Function Signatures¶

Both clustered functions accept:

shapefile: Local shapefile path, EE FeatureCollection asset ID, or ee.FeatureCollection object
feature_id: Column name for unique field identifiers
state_col: Column with US state codes (enables IrrMapper west / LANID east mask selection)
mask_type: 'irr' (irrigated), 'inv_irr' (non-irrigated), or 'none'
start_yr / end_yr: Year range for extraction
select: List of feature IDs to limit extraction (optional)
dest: 'drive' or 'bucket'
drive_folder: Google Drive folder name (if dest='drive')

ETf-Specific Parameters¶

model: ETf model — 'ssebop', 'ptjpl', 'sims', 'geesebal', or 'disalexi'
usgs_nhm: Use USGS NHM SSEBop (higher resolution) instead of OpenET SSEBop

NDVI-Specific Parameters¶

satellite: 'landsat' or 'sentinel'

Example: Extract ETf and NDVI for Selected Fields¶

from swimrs.data_extraction.ee.etf_export import clustered_sample_etf
from swimrs.data_extraction.ee.ndvi_export import clustered_sample_ndvi

select_fields = ['043_000130', '043_000128', '043_000161']
shapefile_path = 'examples/1_Boulder/data/gis/mt_sid_boulder.shp'

# Extract SSEBop ETf with irrigation mask
clustered_sample_etf(
    shapefile_path,
    mask_type='irr',
    start_yr=2004,
    end_yr=2023,
    feature_id='FID_1',
    state_col='STATE',
    select=select_fields,
    dest='drive',
    drive_folder='swim',
    drive_categorize=True,
    model='ssebop',
    usgs_nhm=True,
)

# Extract Landsat NDVI with same parameters
clustered_sample_ndvi(
    shapefile_path,
    mask_type='irr',
    start_yr=2004,
    end_yr=2023,
    feature_id='FID_1',
    state_col='STATE',
    select=select_fields,
    satellite='landsat',
    dest='drive',
    drive_folder='swim',
    drive_categorize=True,
)

Example: Extract Multiple ETf Models for Ensemble¶

from swimrs.data_extraction.ee.etf_export import clustered_sample_etf

for model in ['ssebop', 'ptjpl', 'sims']:
    clustered_sample_etf(
        'data/gis/flux_fields.shp',
        mask_type='irr',
        start_yr=2000,
        end_yr=2023,
        feature_id='site_id',
        state_col='state',
        dest='drive',
        drive_folder=f'swim_etf_{model}',
        model=model,
    )

Monitoring EE Tasks¶

After submitting exports, monitor progress at: https://code.earthengine.google.com/tasks

Tasks are named with the field ID and date range for easy identification.

Downloading Results¶

From Google Drive¶

Use gsutil or the Drive web interface to download CSVs:

# Sync from Drive to local
# (requires gcloud auth and Drive API enabled)
rclone sync gdrive:swim data/remote_sensing/landsat/extracts/

From Cloud Storage Bucket¶

gsutil -m rsync -r gs://your-bucket/swim/ data/remote_sensing/

Meteorology Extraction¶

GridMET data is fetched directly from THREDDS (no EE required):

from swimrs.data_extraction.gridmet.gridmet import get_gridmet

get_gridmet(
    shapefile='data/gis/fields.shp',
    output_dir='data/met_timeseries/gridmet',
    start_date='1987-01-01',
    end_date='2023-12-31',
    feature_id='site_id',
)

For ERA5-Land (international sites), use the swim extract --international CLI or the ERA5 extraction utilities.

Tips¶

Rate limits: EE has quotas.

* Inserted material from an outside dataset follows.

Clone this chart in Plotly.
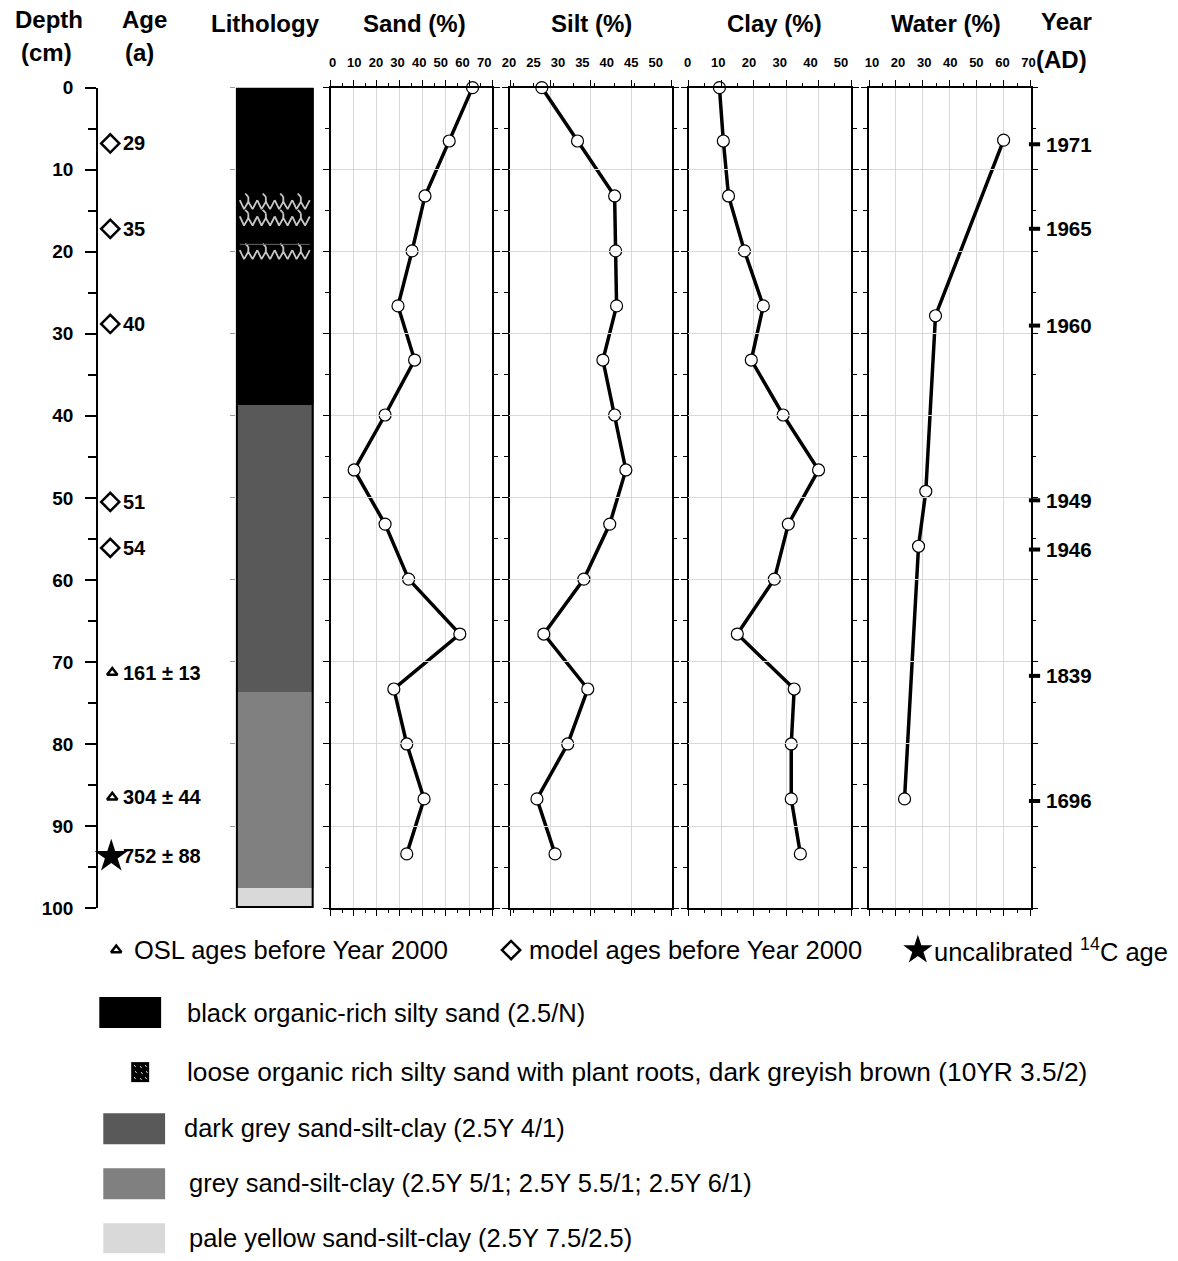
import plotly.graph_objects as go

# The photographed page appears slightly squeezed (x * 0.991, y * 0.983) and the html body keeps an
# 8px margin; layout positions below are given in reference-picture pixels and mapped accordingly.
SX, SY = 0.991, 0.983
DX, DY = 2.5, -2.5
OFF = 8
W, H = 1173, 1268
FONT = "Liberation Sans"

# ---------------- data ----------------
depth = [0, 6.5, 13.2, 19.9, 26.6, 33.2, 39.9, 46.6, 53.2, 59.9, 66.6, 73.3, 80.0, 86.7, 93.4]
sand = [61.5, 51.4, 40.9, 35.3, 29.2, 36.4, 23.6, 10.2, 23.6, 33.8, 56.0, 27.4, 33.0, 40.5, 33.0]
silt = [26.5, 33.8, 41.4, 41.6, 41.8, 39.0, 41.4, 43.7, 40.4, 35.1, 26.9, 35.9, 31.8, 25.5, 29.2]
clay = [9.5, 10.7, 12.3, 17.2, 23.0, 19.3, 29.1, 40.0, 30.7, 26.4, 15.0, 32.5, 31.6, 31.6, 34.4]
water_depth = [6.4, 27.8, 49.2, 55.9, 86.7]
water = [60.0, 34.7, 31.1, 28.4, 23.2]

model_age_depth = [6.8, 17.2, 28.8, 50.5, 56.1]
model_age = ["29", "35", "40", "51", "54"]
osl_depth = [71.3, 86.5]
osl_age = ["161 ± 13", "304 ± 44"]
c14_depth = [93.7]
c14_age = ["752 ± 88"]

year_depth = [6.9, 17.2, 29.0, 50.3, 56.3, 71.7, 86.95]
year_label = ["1971", "1965", "1960", "1949", "1946", "1839", "1696"]

litho_top = [0, 38.7, 73.6, 97.5]
litho_bottom = [38.7, 73.6, 97.5, 100]
litho_color = ["#000000", "#595959", "#808080", "#d9d9d9"]
root_rows = [14.3, 16.3, 20.4]
root_separator = 19.1

legend_texts = [
    "black organic-rich silty sand (2.5/N)",
    "loose organic rich silty sand with plant roots, dark greyish brown (10YR 3.5/2)",
    "dark grey sand-silt-clay (2.5Y 4/1)",
    "grey sand-silt-clay (2.5Y 5/1; 2.5Y 5.5/1; 2.5Y 6/1)",
    "pale yellow sand-silt-clay (2.5Y 7.5/2.5)",
]

# ---------------- helpers (picture pixels -> paper fractions) ----------------
def fx(px):
    return ((px + DX) / SX - OFF) / W

def fy(py):
    return 1 - ((py + DY) / SY - OFF) / H

YDOM = [fy(908), fy(88)]

fig = go.Figure()

# ---- age column (x / y), x in picture pixels ----
fig.add_trace(go.Scatter(x=[109] * len(model_age_depth), y=model_age_depth, mode="markers",
                         marker=dict(symbol="diamond-open", size=14, color="black", line=dict(width=2.5)),
                         xaxis="x", yaxis="y", showlegend=False, cliponaxis=False))
fig.add_trace(go.Scatter(x=[111] * len(osl_depth), y=osl_depth, mode="markers",
                         marker=dict(symbol="triangle-up-open", size=9, color="black", line=dict(width=2.5)),
                         xaxis="x", yaxis="y", showlegend=False, cliponaxis=False))
fig.add_trace(go.Scatter(x=[110] * len(c14_depth), y=c14_depth, mode="markers",
                         marker=dict(symbol="star", size=25, color="black", line=dict(width=0)),
                         xaxis="x", yaxis="y", showlegend=False, cliponaxis=False))

annotations = []
AF = dict(family=FONT, size=20, color="black", weight="bold")
for d, t in zip(model_age_depth, model_age):
    annotations.append(dict(x=120, y=d, xref="x", yref="y", text=t, showarrow=False, xanchor="left",
                            yanchor="middle", font=AF))
for d, t in zip(osl_depth + c14_depth, osl_age + c14_age):
    annotations.append(dict(x=120, y=d, xref="x", yref="y", text=t, showarrow=False, xanchor="left",
                            yanchor="middle", font=AF))

# ---- lithology column (x2 / y2) ----
for top, bot, col in zip(litho_top, litho_bottom, litho_color):
    fig.add_trace(go.Bar(x=[0.5], y=[bot - top], base=[top], width=[1.0], marker=dict(color=col, line=dict(width=0)),
                         xaxis="x2", yaxis="y2", showlegend=False))

for d in root_rows:
    xs, ys = [], []
    for k in range(4):
        x0 = 0.05 + k * 0.225
        xs += [x0, x0 + 0.055, x0 + 0.11, x0 + 0.165, x0 + 0.225, None]
        ys += [d - 0.6, d + 0.5, d - 0.4, d + 0.5, d - 0.6, None]
        xs += [x0 + 0.11, x0 + 0.11, None, x0 + 0.11, x0 + 0.07, None]
        ys += [d - 0.4, d - 1.0, None, d - 1.0, d - 1.4, None]
    fig.add_trace(go.Scatter(x=xs, y=ys, mode="lines", line=dict(color="#c8c8c8", width=1.8),
                             xaxis="x2", yaxis="y2", showlegend=False, hoverinfo="skip"))
fig.add_trace(go.Scatter(x=[0.05, 0.95], y=[root_separator, root_separator], mode="lines",
                         line=dict(color="#666666", width=1), xaxis="x2", yaxis="y2", showlegend=False))

# ---- proxy panels ----
LINE = dict(color="black", width=3.5)
MARK = dict(symbol="circle", size=12, color="white", line=dict(color="black", width=1.2))
for xa, ya, vals, dep in [("x3", "y3", sand, depth), ("x4", "y4", silt, depth),
                          ("x5", "y5", clay, depth), ("x6", "y6", water, water_depth)]:
    fig.add_trace(go.Scatter(x=vals, y=dep, mode="lines+markers", line=LINE, marker=MARK,
                             xaxis=xa, yaxis=ya, showlegend=False, cliponaxis=False))

# label-only axes (the tick labels sit slightly compressed above each panel)
for xa, ya in [("x9", "y3"), ("x10", "y4"), ("x11", "y5"), ("x12", "y6")]:
    fig.add_trace(go.Scatter(x=[None], y=[None], mode="markers", marker=dict(opacity=0),
                             xaxis=xa, yaxis=ya, showlegend=False, hoverinfo="skip"))

# ---- year column (x7 / y7), x in picture pixels ----
fig.add_trace(go.Scatter(x=[1036] * len(year_depth), y=year_depth, mode="markers",
                         marker=dict(symbol="line-ew", size=8, line=dict(width=4, color="black")),
                         xaxis="x7", yaxis="y7", showlegend=False, cliponaxis=False))
YF = dict(family=FONT, size=20.5, color="black", weight="bold")
for d, t in zip(year_depth, year_label):
    annotations.append(dict(x=1046, y=d, xref="x7", yref="y7", text=t, showarrow=False, xanchor="left",
                            yanchor="middle", font=YF))

# ---- legend symbols on full-page overlay (x8 / y8), picture pixels ----
fig.add_trace(go.Scatter(x=[115], y=[950], mode="markers",
                         marker=dict(symbol="triangle-up-open", size=9, color="black", line=dict(width=2.5)),
                         xaxis="x8", yaxis="y8", showlegend=False))
fig.add_trace(go.Scatter(x=[511], y=[950], mode="markers",
                         marker=dict(symbol="diamond-open", size=14, color="black", line=dict(width=2.5)),
                         xaxis="x8", yaxis="y8", showlegend=False))
fig.add_trace(go.Scatter(x=[919], y=[950], mode="markers",
                         marker=dict(symbol="star", size=22, color="black", line=dict(width=0)),
                         xaxis="x8", yaxis="y8", showlegend=False))

# ---------------- axes ----------------
def hidden_x(dom, rng):
    return dict(domain=dom, range=rng, showline=False, showgrid=False, zeroline=False,
                showticklabels=False, ticks="", fixedrange=True)

TICKFONT = dict(family=FONT, size=13, color="black", weight="bold")

def panel_x(dom, rng, dtick, minor, tick0):
    return dict(domain=dom, range=rng, side="top", showline=True, linecolor="black", linewidth=1.5,
                mirror="ticks", ticks="outside", ticklen=6, tickwidth=1.2, tickcolor="black",
                dtick=dtick, tick0=tick0, showticklabels=False,
                minor=dict(dtick=minor, ticklen=3, tickwidth=1, tickcolor="black", ticks="outside", showgrid=False),
                showgrid=True, gridcolor="#d9d9d9", gridwidth=1, zeroline=False)

def label_x(dom, rng, dtick, tick0, anchor):
    return dict(domain=dom, range=rng, side="top", anchor=anchor, showline=False, ticks="",
                dtick=dtick, tick0=tick0, tickfont=TICKFONT, ticklabelstandoff=17,
                showgrid=False, zeroline=False)

def panel_y(anchor):
    return dict(domain=YDOM, range=[100, 0], anchor=anchor, showline=True, linecolor="black", linewidth=1.5,
                mirror="ticks", ticks="outside", ticklen=6, tickwidth=1.2, tickcolor="black", dtick=10, tick0=0,
                minor=dict(dtick=5, ticklen=4, tickwidth=1, tickcolor="black", ticks="outside", showgrid=False),
                showticklabels=False, showgrid=True, gridcolor="#d9d9d9", gridwidth=1, zeroline=False)

# silt panel: labels 20..50 sit at 509..656 px, the panel spans 510..672 px with 4 grid intervals
SILT_MAX = 20 + (672 - 510) * 30 / (656 - 509)
SILT_GRID = (SILT_MAX - 20) / 4

layout = dict(
    width=W, height=H, margin=dict(l=0, r=0, t=0, b=0), autosize=False,
    paper_bgcolor="white", plot_bgcolor="rgba(0,0,0,0)",
    showlegend=False, bargap=0, barmode="overlay",
    xaxis=hidden_x([fx(97), fx(230)], [97, 230]),
    yaxis=dict(domain=YDOM, range=[100, 0], anchor="x", showline=True, linecolor="black", linewidth=2.2,
               ticks="outside", ticklen=11, tickwidth=2.2, tickcolor="black", dtick=10, tick0=0,
               minor=dict(dtick=5, ticklen=8, tickwidth=2.2, tickcolor="black", ticks="outside", showgrid=False),
               tickfont=dict(family=FONT, size=19, color="black", weight="bold"), ticklabelstandoff=8,
               showgrid=False, zeroline=False),
    xaxis2=hidden_x([fx(235), fx(313)], [0, 1]),
    yaxis2=dict(domain=YDOM, range=[100, 0], anchor="x2", showline=False, ticks="outside", ticklen=5,
                tickcolor="#9a9a9a", tickwidth=1, dtick=10, tick0=0, showticklabels=False,
                showgrid=False, zeroline=False),
    xaxis3=panel_x([fx(330), fx(492)], [0, 70], 10, 5, 0),
    yaxis3=panel_y("x3"),
    xaxis4=panel_x([fx(510), fx(672)], [20, SILT_MAX], SILT_GRID, SILT_GRID / 2, 20),
    yaxis4=panel_y("x4"),
    xaxis5=panel_x([fx(689), fx(852)], [0, 50], 10, 5, 0),
    yaxis5=panel_y("x5"),
    xaxis6=panel_x([fx(870), fx(1032)], [10, 70], 10, 5, 10),
    yaxis6=panel_y("x6"),
    xaxis7=hidden_x([fx(1032), fx(1166)], [1032, 1166]),
    yaxis7=dict(domain=YDOM, range=[100, 0], anchor="x7", visible=False),
    xaxis8=dict(domain=[0, 1], range=[OFF * SX - DX, (W + OFF) * SX - DX], visible=False, fixedrange=True),
    yaxis8=dict(domain=[0, 1], range=[(H + OFF) * SY - DY, OFF * SY - DY], anchor="x8", visible=False,
                fixedrange=True),
    xaxis9=label_x([fx(332), fx(484)], [0, 70], 10, 0, "y3"),
    xaxis10=label_x([fx(509), fx(656)], [20, 50], 5, 20, "y4"),
    xaxis11=label_x([fx(688), fx(842)], [0, 50], 10, 0, "y5"),
    xaxis12=label_x([fx(873), fx(1030)], [10, 70], 10, 10, "y6"),
)

# ---------------- headers ----------------
HF = dict(family=FONT, size=24, color="black", weight="bold")
headers = [("Depth", 48, 20), ("(cm)", 45, 53), ("Age", 143, 20), ("(a)", 138, 53),
           ("Lithology", 265, 24), ("Sand (%)", 414, 24), ("Silt (%)", 592, 24),
           ("Clay (%)", 775, 24), ("Water (%)", 947, 24), ("Year", 1068, 22), ("(AD)", 1063, 60)]
for t, x, y in headers:
    annotations.append(dict(x=fx(x), y=fy(y), xref="paper", yref="paper", text=t, showarrow=False,
                            xanchor="center", yanchor="middle", font=HF))

# ---------------- legend ----------------
LF = dict(family=FONT, size=25.5, color="black")
leg1 = [("OSL ages before Year 2000", 131), ("model ages before Year 2000", 527),
        ("uncalibrated <sup>14</sup>C age", 933)]
for t, x in leg1:
    annotations.append(dict(x=fx(x), y=fy(950), xref="paper", yref="paper", text=t, showarrow=False,
                            xanchor="left", yanchor="middle", font=LF))

legend_rows = [1013, 1072, 1128, 1183, 1238]
legend_text_x = [184, 184, 181, 186, 186]
legend_sizes = [25.5, 26.3, 25.5, 25.5, 25.5]
for t, x, y, s in zip(legend_texts, legend_text_x, legend_rows, legend_sizes):
    annotations.append(dict(x=fx(x), y=fy(y), xref="paper", yref="paper", text=t, showarrow=False,
                            xanchor="left", yanchor="middle", font=dict(family=FONT, size=s, color="black")))

shapes = []
# lithology outline
shapes.append(dict(type="rect", xref="x2", yref="y2", x0=0, x1=1, y0=0, y1=100,
                   line=dict(color="black", width=4), fillcolor="rgba(0,0,0,0)", layer="above"))
# legend swatches
swatches = [(98, 160, 997, 1028, litho_color[0]), (102, 164, 1113, 1144, litho_color[1]),
            (102, 164, 1168, 1199, litho_color[2]), (102, 164, 1223, 1253, litho_color[3])]
for x0, x1, y0, y1, c in swatches:
    shapes.append(dict(type="rect", xref="paper", yref="paper", x0=fx(x0), x1=fx(x1), y0=fy(y1), y1=fy(y0),
                       line=dict(width=0), fillcolor=c))
shapes.append(dict(type="rect", xref="paper", yref="paper", x0=fx(130), x1=fx(148), y0=fy(1082), y1=fy(1062),
                   line=dict(width=0), fillcolor="black"))
for sx, sy in [(133, 1065), (139, 1066), (144, 1065), (134, 1071), (140, 1072), (145, 1071),
               (133, 1077), (139, 1078), (144, 1077)]:
    shapes.append(dict(type="line", xref="paper", yref="paper", x0=fx(sx), x1=fx(sx + 1.5), y0=fy(sy), y1=fy(sy + 2),
                       line=dict(color="#dddddd", width=1)))

layout["annotations"] = annotations
layout["shapes"] = shapes
fig.update_layout(**layout)

fig.write_html("out.html")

For large extractions (>1000 fields), batch over multiple days or use select to limit fields per run.
Mask selection: The state_col parameter automatically selects IrrMapper (western US) or LANID (eastern US) for irrigation masks.
Drive vs Bucket: Drive exports are simpler but have size limits. Use bucket exports for large projects.
Sentinel-2: Only available from 2017+. For longer time series, use Landsat alone or fuse both in the container.